Title :
Self-Aligning Return Address Stack
Author :
Wang, Guopeng ; Hu, Xiangdong ; Zhu, Ying ; Zhang, Yingnan
Author_Institution :
Nat. High Performance IC Design Centre, Shanghai, China
Abstract :
Return-Address Stack (RAS) has been widely used in modern high-performance microprocessor to predict the return address of a routine. But speculative execution frequently corrupts the RAS, making repair mechanisms necessary. In this paper, based on analysis of RAS activities after misprediction and current RAS repair mechanisms, an effective return address prediction structure called Self-Aligning Return-Address Stack (SARAS) is proposed. SARAS is composed of a classical RAS, a self-aligning queue and a top-of-stack counter. The self-aligning queue records the contents popped from RAS for recovery. The top-of-stack counter tracks the latest correct position of the top-of-stack pointer.
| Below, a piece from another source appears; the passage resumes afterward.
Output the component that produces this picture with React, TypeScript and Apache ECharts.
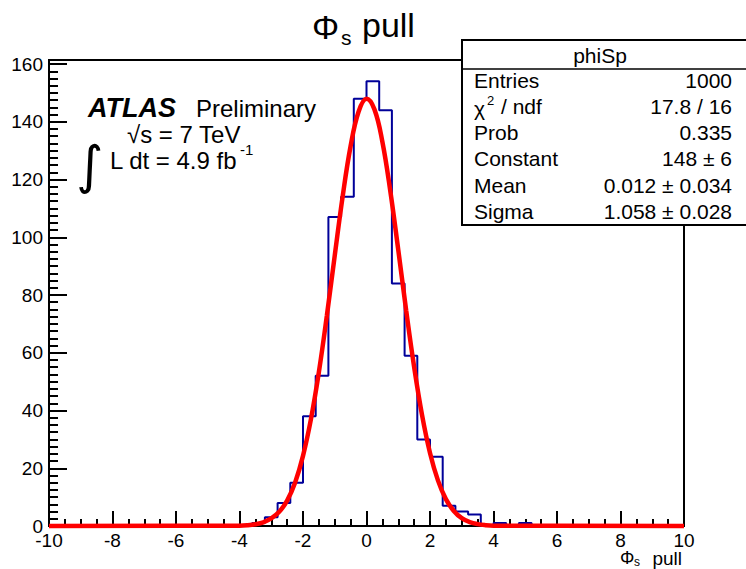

The experiment results show that SARAS can reduces hardware-cost and enhances prediction accuracy, with a 32-entry stack, the average prediction accuracy of SARAS is nearly 100%, improving performance by 3.91% up to 11.27% over the conventional checkpointing repair mechanisms for RAS. At the same hardware budget, this speedup is even higher.
Keywords :
multiprocessing systems; RAS repair mechanism; hardware-cost reduction; modern high-performance microprocessor; return address prediction structure; self-aligning queue; self-aligning return address stack; self-aligning return-address stack; top-of-stack counter; top-of-stack pointer; Accuracy; Benchmark testing; Checkpointing; Hardware; Maintenance engineering; Power capacitors; Radiation detectors; branch prediction; return address stack; return address stack repair mechanism; self-aligning return address stack;
Conference_Titel :
Networking, Architecture and Storage (NAS), 2012 IEEE 7th International Conference on
Conference_Location :
Xiamen, Fujian
Print_ISBN :
978-1-4673-1889-1
DOI :
10.1109/NAS.2012.49